→ Listed entries

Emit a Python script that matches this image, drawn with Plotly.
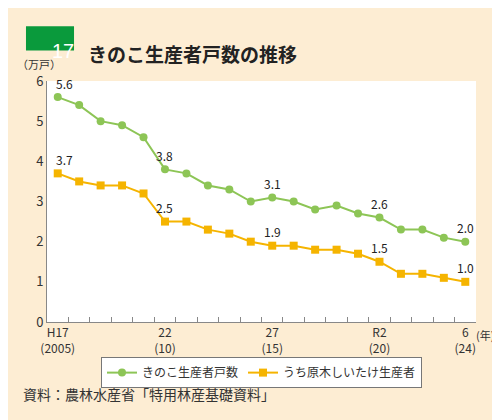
import plotly.graph_objects as go

years = ["H17","18","19","20","21","22","23","24","25","26","27","28","29","30","R1","R2","3","4","5","6"]
tick_text = ["H17<br>(2005)","","","","","22<br>(10)","","","","","27<br>(15)","","","","","R2<br>(20)","","","","6<br>(24)"]
kinoko = [5.6,5.4,5.0,4.9,4.6,3.8,3.7,3.4,3.3,3.0,3.1,3.0,2.8,2.9,2.7,2.6,2.3,2.3,2.1,2.0]
genboku = [3.7,3.5,3.4,3.4,3.2,2.5,2.5,2.3,2.2,2.0,1.9,1.9,1.8,1.8,1.7,1.5,1.2,1.2,1.1,1.0]
label_idx = [0,5,10,15,19]

F = "Noto Sans CJK JP"
fig = go.Figure()
fig.add_trace(go.Scatter(x=years, y=kinoko, mode="lines+markers", name="きのこ生産者戸数",
    line=dict(color="#8dc556", width=2), marker=dict(color="#8dc556", size=8, symbol="circle")))
fig.add_trace(go.Scatter(x=years, y=genboku, mode="lines+markers", name="うち原木しいたけ生産者",
    line=dict(color="#f5b400", width=2), marker=dict(color="#f5b400", size=8, symbol="square")))

anns = []
for i in label_idx:
    for arr in (kinoko, genboku):
        anns.append(dict(x=i, y=arr[i], text=f"{arr[i]:.1f}", showarrow=False, yshift=14,
                         xshift=7 if i == 0 else 0, font=dict(size=12, color="#222", family=F)))
anns += [
    dict(xref="paper", yref="paper", x=-0.075, y=1.07, xanchor="left", yanchor="middle", text="（万戸）",
         showarrow=False, font=dict(size=11, color="#333", family=F)),
    dict(xref="paper", yref="paper", x=0.995, y=-0.055, xanchor="left", yanchor="middle", text="(年)",
         showarrow=False, font=dict(size=11, color="#333", family=F)),
    dict(xref="paper", yref="paper", x=-0.06, y=-0.30, xanchor="left", yanchor="middle",
         text="資料：農林水産省「特用林産基礎資料」", showarrow=False, font=dict(size=14, color="#333", family=F)),
    dict(xref="paper", yref="paper", x=0.007, y=1.18, text="17", showarrow=False,
         font=dict(size=20, color="white", family="Liberation Sans")),
    dict(xref="paper", yref="paper", x=0.09, y=1.18, xanchor="left", text="<b>きのこ生産者戸数の推移</b>",
         showarrow=False, font=dict(size=19, color="#222", family=F)),
]
fig.update_layout(
    width=500, height=420, paper_bgcolor="#fdedd3", plot_bgcolor="white",
    margin=dict(l=39, r=32, t=73, b=106, autoexpand=False), annotations=anns,
    font=dict(family=F, color="#333"),
    legend=dict(orientation="h", x=0.5, xanchor="center", y=-0.21, yanchor="middle",
                bgcolor="white", bordercolor="#777", borderwidth=1, font=dict(size=12, family=F)),
    xaxis=dict(type="category", tickson="boundaries", ticks="inside", ticklen=5, tickcolor="#888",
               tickvals=years, ticktext=tick_text, tickangle=0, automargin=False,
               showline=True, linecolor="#888", showgrid=False,
               tickfont=dict(size=12, family=F, color="#333"), range=[-0.5, 19.5]),
    yaxis=dict(range=[0, 6], dtick=1, showline=True, linecolor="#888", showgrid=False, zeroline=False,
               ticks="", automargin=False, tickfont=dict(size=13, family=F, color="#333")),
    shapes=[dict(type="rect", xref="paper", yref="paper", x0=-0.049, x1=0.063, y0=1.127, y1=1.227,
                 fillcolor="#0a9a3c", line=dict(width=0))],
)
fig.write_html("out.html")
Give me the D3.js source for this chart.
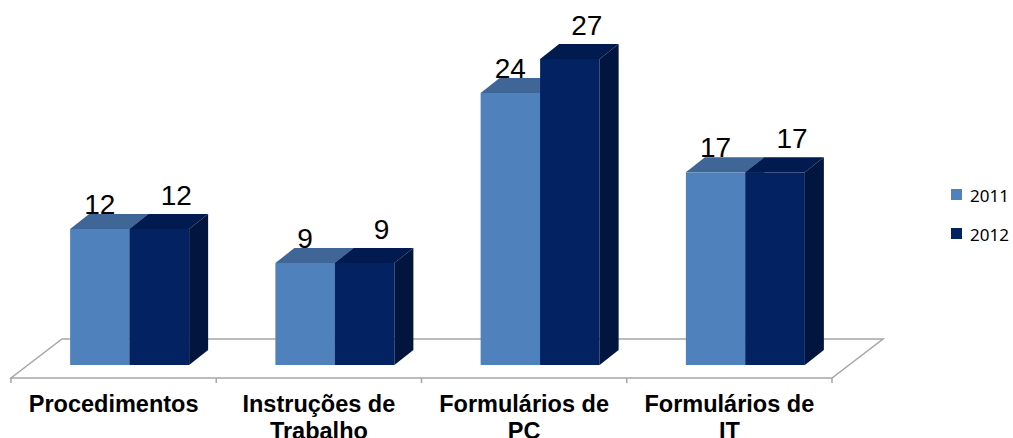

→ Task to carry out
Write the entries above out again exactly, but not the pictures.

→ Complete answer
Emit a Python script that matches this image, drawn with Plotly.
import plotly.graph_objects as go

years = ["H17","18","19","20","21","22","23","24","25","26","27","28","29","30","R1","R2","3","4","5","6"]
tick_text = ["H17<br>(2005)","","","","","22<br>(10)","","","","","27<br>(15)","","","","","R2<br>(20)","","","","6<br>(24)"]
kinoko = [5.6,5.4,5.0,4.9,4.6,3.8,3.7,3.4,3.3,3.0,3.1,3.0,2.8,2.9,2.7,2.6,2.3,2.3,2.1,2.0]
genboku = [3.7,3.5,3.4,3.4,3.2,2.5,2.5,2.3,2.2,2.0,1.9,1.9,1.8,1.8,1.7,1.5,1.2,1.2,1.1,1.0]
label_idx = [0,5,10,15,19]

F = "Noto Sans CJK JP"
fig = go.Figure()
fig.add_trace(go.Scatter(x=years, y=kinoko, mode="lines+markers", name="きのこ生産者戸数",
    line=dict(color="#8dc556", width=2), marker=dict(color="#8dc556", size=8, symbol="circle")))
fig.add_trace(go.Scatter(x=years, y=genboku, mode="lines+markers", name="うち原木しいたけ生産者",
    line=dict(color="#f5b400", width=2), marker=dict(color="#f5b400", size=8, symbol="square")))

anns = []
for i in label_idx:
    for arr in (kinoko, genboku):
        anns.append(dict(x=i, y=arr[i], text=f"{arr[i]:.1f}", showarrow=False, yshift=14,
                         xshift=7 if i == 0 else 0, font=dict(size=12, color="#222", family=F)))
anns += [
    dict(xref="paper", yref="paper", x=-0.075, y=1.07, xanchor="left", yanchor="middle", text="（万戸）",
         showarrow=False, font=dict(size=11, color="#333", family=F)),
    dict(xref="paper", yref="paper", x=0.995, y=-0.055, xanchor="left", yanchor="middle", text="(年)",
         showarrow=False, font=dict(size=11, color="#333", family=F)),
    dict(xref="paper", yref="paper", x=-0.06, y=-0.30, xanchor="left", yanchor="middle",
         text="資料：農林水産省「特用林産基礎資料」", showarrow=False, font=dict(size=14, color="#333", family=F)),
    dict(xref="paper", yref="paper", x=0.007, y=1.18, text="17", showarrow=False,
         font=dict(size=20, color="white", family="Liberation Sans")),
    dict(xref="paper", yref="paper", x=0.09, y=1.18, xanchor="left", text="<b>きのこ生産者戸数の推移</b>",
         showarrow=False, font=dict(size=19, color="#222", family=F)),
]
fig.update_layout(
    width=500, height=420, paper_bgcolor="#fdedd3", plot_bgcolor="white",
    margin=dict(l=39, r=32, t=73, b=106, autoexpand=False), annotations=anns,
    font=dict(family=F, color="#333"),
    legend=dict(orientation="h", x=0.5, xanchor="center", y=-0.21, yanchor="middle",
                bgcolor="white", bordercolor="#777", borderwidth=1, font=dict(size=12, family=F)),
    xaxis=dict(type="category", tickson="boundaries", ticks="inside", ticklen=5, tickcolor="#888",
               tickvals=years, ticktext=tick_text, tickangle=0, automargin=False,
               showline=True, linecolor="#888", showgrid=False,
               tickfont=dict(size=12, family=F, color="#333"), range=[-0.5, 19.5]),
    yaxis=dict(range=[0, 6], dtick=1, showline=True, linecolor="#888", showgrid=False, zeroline=False,
               ticks="", automargin=False, tickfont=dict(size=13, family=F, color="#333")),
    shapes=[dict(type="rect", xref="paper", yref="paper", x0=-0.049, x1=0.063, y0=1.127, y1=1.227,
                 fillcolor="#0a9a3c", line=dict(width=0))],
)
fig.write_html("out.html")
Give me the D3.js source for this chart.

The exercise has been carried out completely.